My Life in Politics. Photographs by Tim Davis. Essays by Jack Hitt and Tim Davis. Aperture, New York, 2006. 112 pp., 61 colour illustrations, 11½x9¾".
Tim Davis is a photographer, writer and visul artist that has exhibited his work frequently and had it published in book form.
His photography work can be said to delve into 'formal aspects of photography (light and abstraction) as well as socially-engaged documentary'. 'My Life in Politics' is the first in-depth examination of his photography work in book format.
'My Life in Politics' "dissects the disenchantment and dissociation that have come to dominate American civil life. It is Davis’s treatise on the state of contemporary politics, politics as an aestheticized banality abstracted from real issues of power.
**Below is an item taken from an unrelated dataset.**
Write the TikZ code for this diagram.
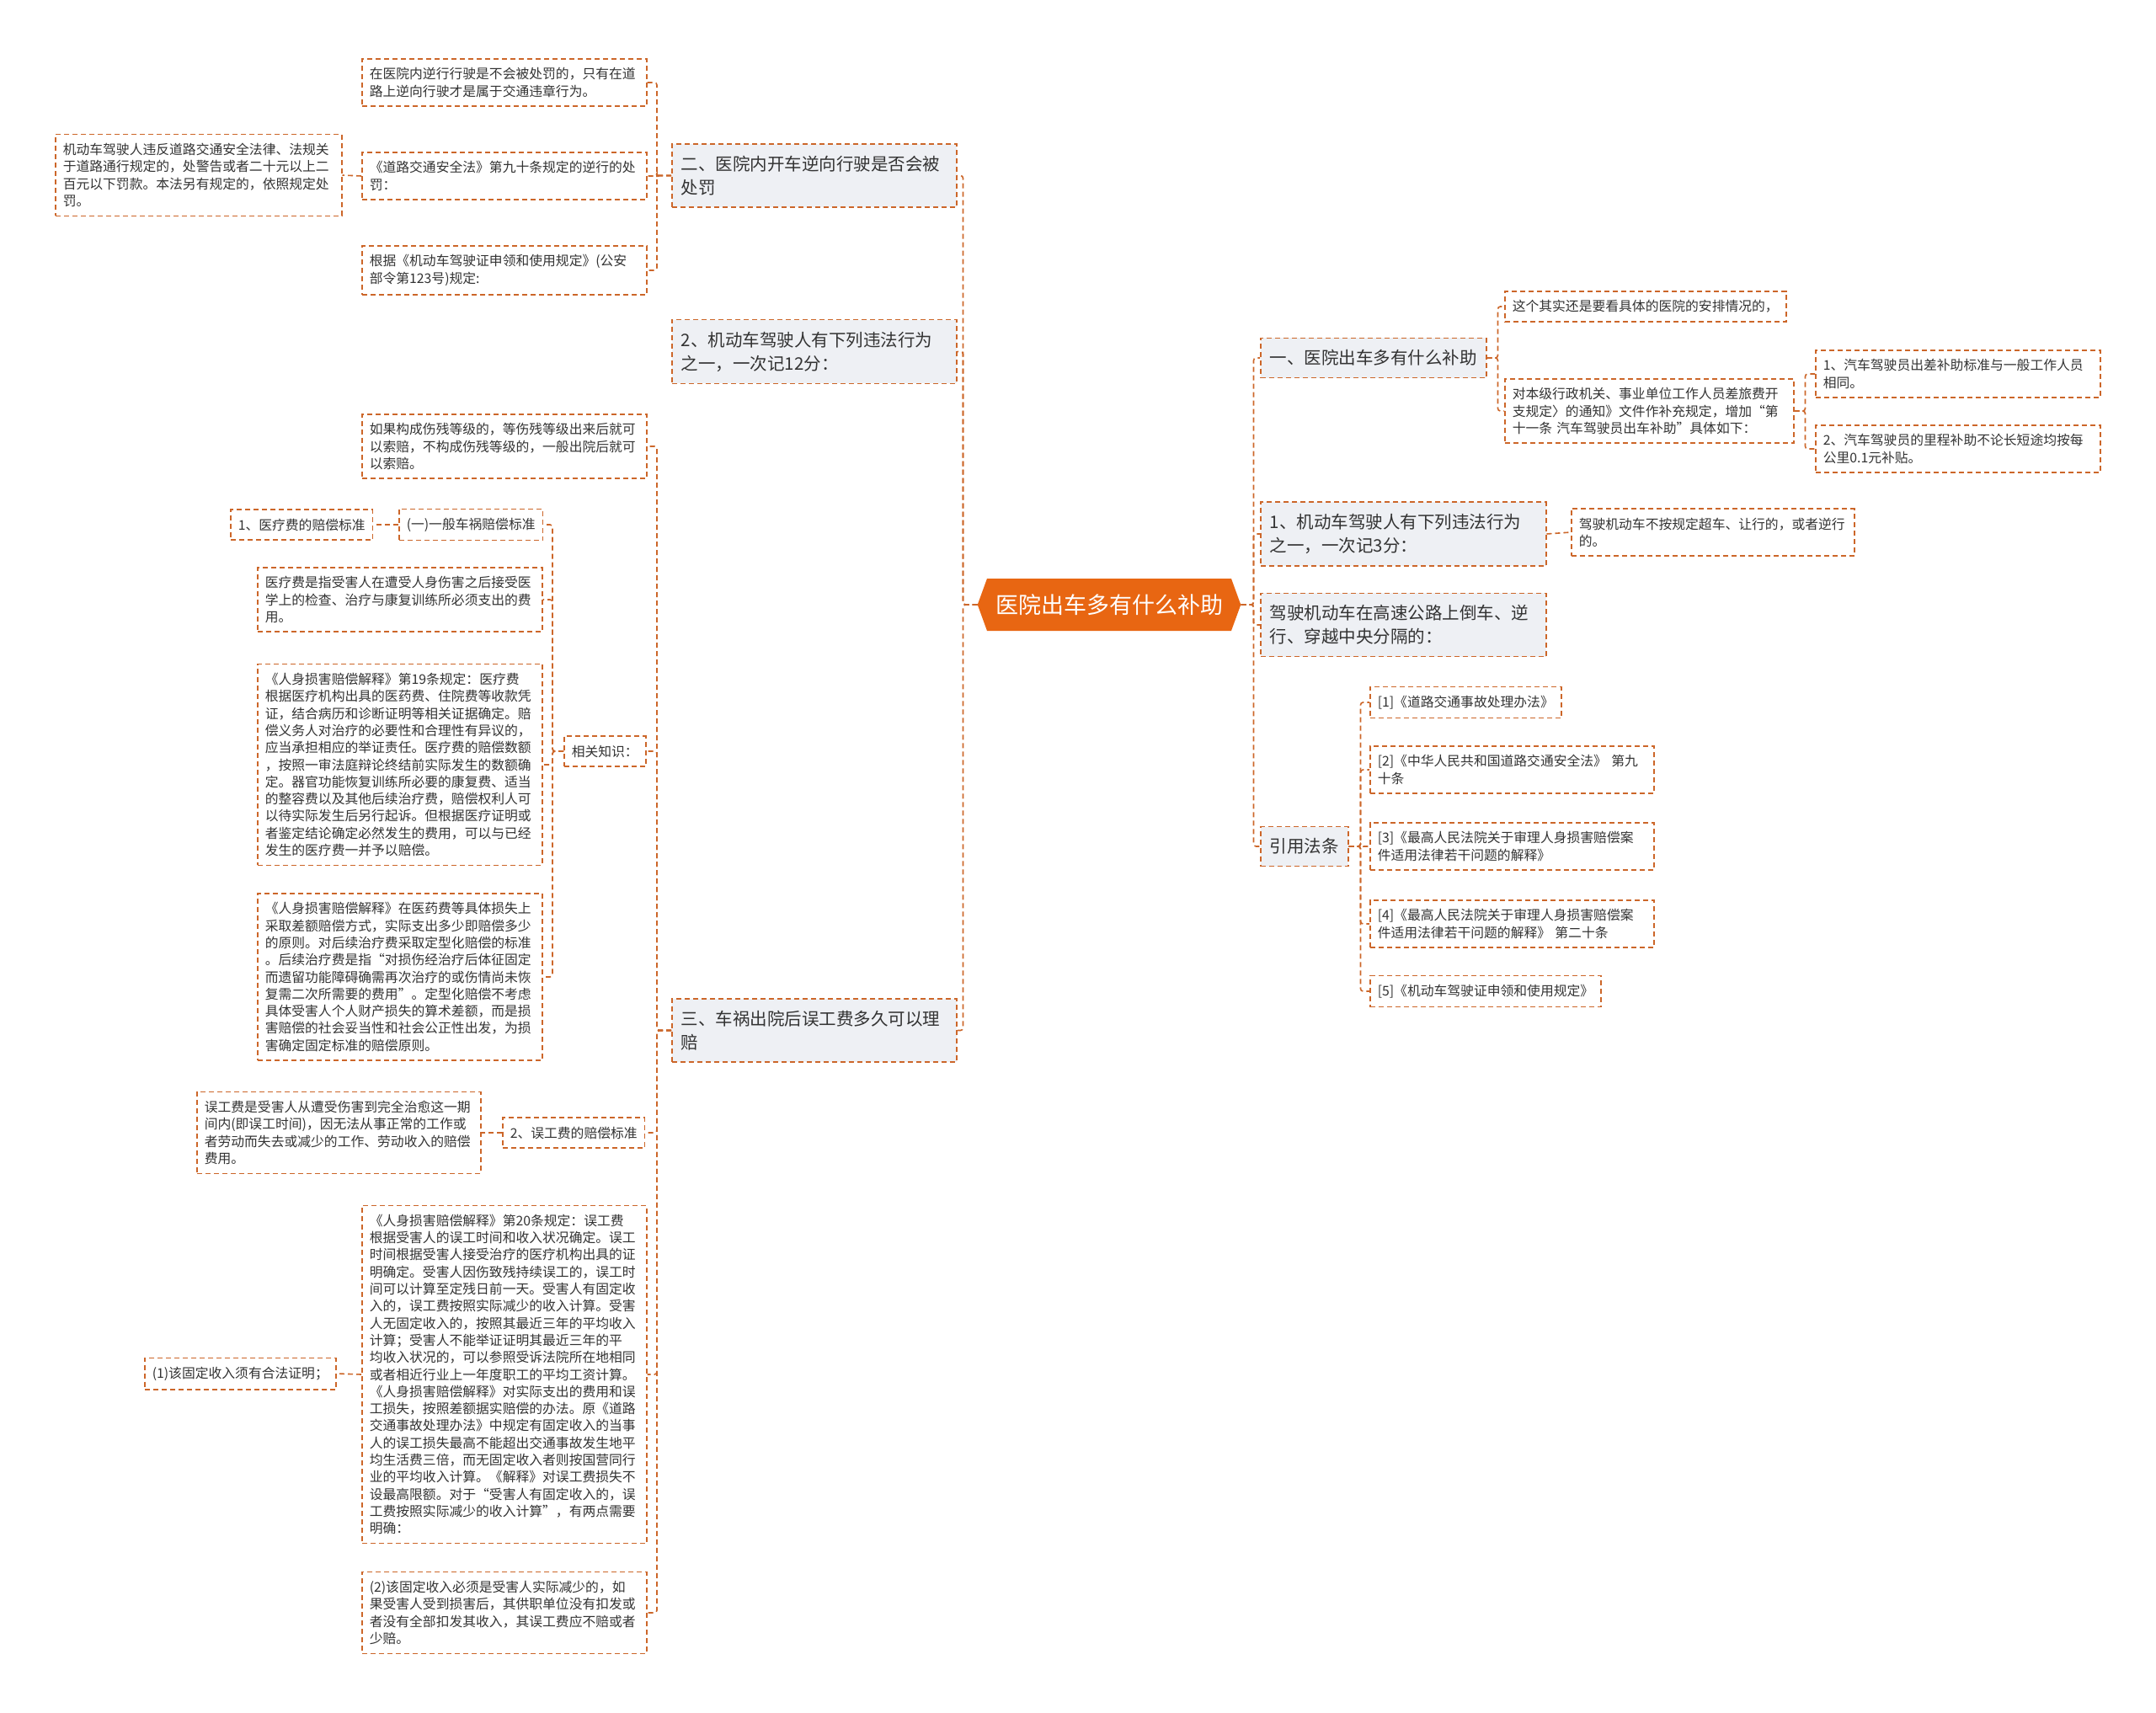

He finds freedom of expression exhibited at its most casual and cursory, with political, commercial and populist signage jostling for space and attention in the social landscape.
His documentation of that landscape, as Peter Eeley of Frieze magazine interprets it, asks, 'What if campaign signs, badges, bumper stickers and flags aren’t simply the ephemera of Americans’ political lives, but their substance as well?'
'My Life in Politics' represents photographic seeing at its finest and most subtle. Davis continues Stephen Shore’s colorist tradition, meshing the careful management of a quotidian palette with an incisive eye for those points at which light bends and refracts, becoming something other than mere illumination."
The first quote is from the wikipedia entry for Tim Davis, the second is from the publisher's description.